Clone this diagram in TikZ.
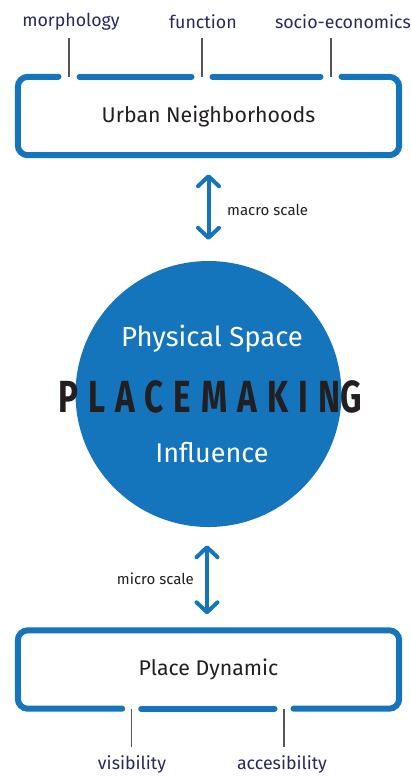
\documentclass[tikz,border=0pt]{standalone}
\usepackage{fontspec}
\setmainfont{Fira Sans}
\usetikzlibrary{arrows.meta,calc}
\definecolor{pblue}{RGB}{20,117,188}
\definecolor{navy}{RGB}{40,40,95}
\definecolor{ink}{RGB}{35,31,32}
\definecolor{tickgray}{RGB}{85,85,85}
\begin{document}
\begin{tikzpicture}[x=1pt,y=-1pt,
  frame/.style={draw=pblue,line width=6pt,line cap=round,rounded corners=10pt},
  boxnode/.style={minimum width=381pt,minimum height=78pt,inner sep=0pt,text=ink,font=\fontsize{21.3}{24}\selectfont},
  lab/.style={text=navy,font=\fontsize{17.8}{20}\selectfont,inner sep=0pt},
  scalelab/.style={text=ink,font=\fontsize{15}{18}\selectfont,inner sep=0pt},
  tickline/.style={draw=tickgray,line width=1.5pt},
  biarrow/.style={draw=pblue,line width=4pt,{Straight Barb[length=10pt,width=21pt,round]}-{Straight Barb[length=10pt,width=21pt,round]}}
]
\useasboundingbox (0,0) rectangle (411,777);
% top box
\node[boxnode] (ub) at (208.5,116) {Urban Neighborhoods};
\node[lab] (morph) at (71,22) {morphology};
\node[lab] (func) at (203,22) {function};
\node[lab] (socio) at (343,22) {socio-economics};
\coordinate (t1) at (69,38);
\coordinate (t2) at (202,38);
\coordinate (t3) at (331,38);
\draw[tickline] (t1) -- (t1 |- ub.north);
\draw[tickline] (t2) -- (t2 |- ub.north);
\draw[tickline] (t3) -- (t3 |- ub.north);
\draw[frame] ($(t1 |- ub.north)+(-10.5,0)$) -- (ub.north west) -- (ub.south west) -- (ub.south east) -- (ub.north east) -- ($(t3 |- ub.north)+(10.5,0)$);
\draw[frame] ($(t1 |- ub.north)+(10.5,0)$) -- ($(t2 |- ub.north)+(-10.5,0)$);
\draw[frame] ($(t2 |- ub.north)+(10.5,0)$) -- ($(t3 |- ub.north)+(-10.5,0)$);
% circle
\node[circle,fill=pblue,minimum size=266pt,inner sep=0pt] (pm) at (208.5,394) {};
\node[text=white,font=\fontsize{27.5}{30}\selectfont] (phys) at (212,339) {Physical Space};
\node[text=ink,inner sep=0pt] (place) at (210,397) {\scalebox{0.74}[1]{\fontsize{45}{48}\bfseries\addfontfeature{LetterSpace=30}PLACEMAKIN\kern0ptG}};
\node[text=white,font=\fontsize{27}{30}\selectfont] (infl) at (212,453) {Influence};
% macro arrow
\draw[biarrow] ($(ub.south)+(0,19)$) -- ($(pm.north)+(0,-21)$);
\node[scalelab,anchor=west] (macro) at (227,210) {macro scale};
% bottom box
\node[boxnode] (pd) at (208.5,669.5) {Place Dynamic};
\draw[biarrow] ($(pm.south)+(-1.5,18)$) -- ($(pd.north)+(-1.5,-16)$);
\node[scalelab,anchor=east] (micro) at (194,579) {micro scale};
\coordinate (b1) at (131.7,747);
\coordinate (b2) at (284,747);
\draw[tickline] (b1) -- (b1 |- pd.south);
\draw[tickline] (b2) -- (b2 |- pd.south);
\node[lab] (vis) at (132,764) {visibility};
\node[lab] (acc) at (282,764) {accesibility};
\draw[frame] ($(b1 |- pd.south)+(-9.5,0)$) -- (pd.south west) -- (pd.north west) -- (pd.north east) -- (pd.south east) -- ($(b2 |- pd.south)+(9.5,0)$);
\draw[frame] ($(b1 |- pd.south)+(9.5,0)$) -- ($(b2 |- pd.south)+(-9.5,0)$);
\end{tikzpicture}
\end{document}
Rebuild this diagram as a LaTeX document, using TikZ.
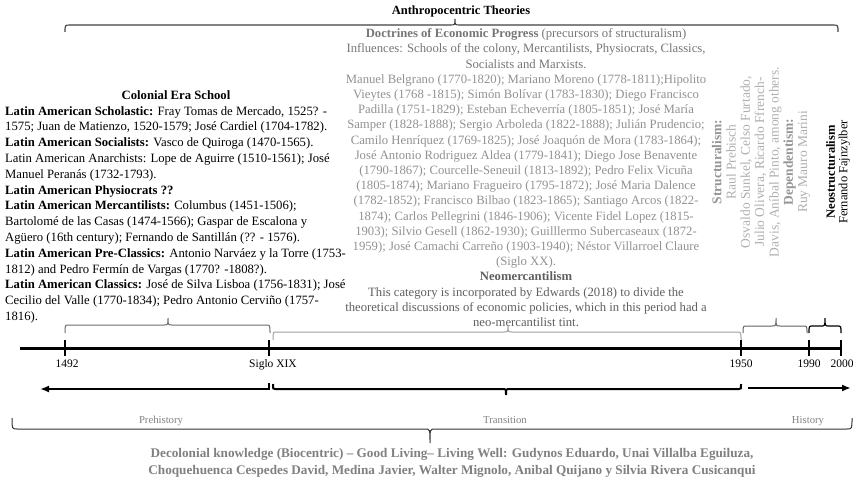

| Problem details |
Repeat each entry precisely as it appears. Leave the pictures out.

| Completed task |
Clone this diagram in TikZ.
\documentclass[tikz,border=0pt]{standalone}
\usepackage{fontspec}
\setmainfont{Fira Sans}
\usetikzlibrary{arrows.meta,calc}
\definecolor{pblue}{RGB}{20,117,188}
\definecolor{navy}{RGB}{40,40,95}
\definecolor{ink}{RGB}{35,31,32}
\definecolor{tickgray}{RGB}{85,85,85}
\begin{document}
\begin{tikzpicture}[x=1pt,y=-1pt,
  frame/.style={draw=pblue,line width=6pt,line cap=round,rounded corners=10pt},
  boxnode/.style={minimum width=381pt,minimum height=78pt,inner sep=0pt,text=ink,font=\fontsize{21.3}{24}\selectfont},
  lab/.style={text=navy,font=\fontsize{17.8}{20}\selectfont,inner sep=0pt},
  scalelab/.style={text=ink,font=\fontsize{15}{18}\selectfont,inner sep=0pt},
  tickline/.style={draw=tickgray,line width=1.5pt},
  biarrow/.style={draw=pblue,line width=4pt,{Straight Barb[length=10pt,width=21pt,round]}-{Straight Barb[length=10pt,width=21pt,round]}}
]
\useasboundingbox (0,0) rectangle (411,777);
% top box
\node[boxnode] (ub) at (208.5,116) {Urban Neighborhoods};
\node[lab] (morph) at (71,22) {morphology};
\node[lab] (func) at (203,22) {function};
\node[lab] (socio) at (343,22) {socio-economics};
\coordinate (t1) at (69,38);
\coordinate (t2) at (202,38);
\coordinate (t3) at (331,38);
\draw[tickline] (t1) -- (t1 |- ub.north);
\draw[tickline] (t2) -- (t2 |- ub.north);
\draw[tickline] (t3) -- (t3 |- ub.north);
\draw[frame] ($(t1 |- ub.north)+(-10.5,0)$) -- (ub.north west) -- (ub.south west) -- (ub.south east) -- (ub.north east) -- ($(t3 |- ub.north)+(10.5,0)$);
\draw[frame] ($(t1 |- ub.north)+(10.5,0)$) -- ($(t2 |- ub.north)+(-10.5,0)$);
\draw[frame] ($(t2 |- ub.north)+(10.5,0)$) -- ($(t3 |- ub.north)+(-10.5,0)$);
% circle
\node[circle,fill=pblue,minimum size=266pt,inner sep=0pt] (pm) at (208.5,394) {};
\node[text=white,font=\fontsize{27.5}{30}\selectfont] (phys) at (212,339) {Physical Space};
\node[text=ink,inner sep=0pt] (place) at (210,397) {\scalebox{0.74}[1]{\fontsize{45}{48}\bfseries\addfontfeature{LetterSpace=30}PLACEMAKIN\kern0ptG}};
\node[text=white,font=\fontsize{27}{30}\selectfont] (infl) at (212,453) {Influence};
% macro arrow
\draw[biarrow] ($(ub.south)+(0,19)$) -- ($(pm.north)+(0,-21)$);
\node[scalelab,anchor=west] (macro) at (227,210) {macro scale};
% bottom box
\node[boxnode] (pd) at (208.5,669.5) {Place Dynamic};
\draw[biarrow] ($(pm.south)+(-1.5,18)$) -- ($(pd.north)+(-1.5,-16)$);
\node[scalelab,anchor=east] (micro) at (194,579) {micro scale};
\coordinate (b1) at (131.7,747);
\coordinate (b2) at (284,747);
\draw[tickline] (b1) -- (b1 |- pd.south);
\draw[tickline] (b2) -- (b2 |- pd.south);
\node[lab] (vis) at (132,764) {visibility};
\node[lab] (acc) at (282,764) {accesibility};
\draw[frame] ($(b1 |- pd.south)+(-9.5,0)$) -- (pd.south west) -- (pd.north west) -- (pd.north east) -- (pd.south east) -- ($(b2 |- pd.south)+(9.5,0)$);
\draw[frame] ($(b1 |- pd.south)+(9.5,0)$) -- ($(b2 |- pd.south)+(-9.5,0)$);
\end{tikzpicture}
\end{document}
Rebuild this diagram as a LaTeX document, using TikZ.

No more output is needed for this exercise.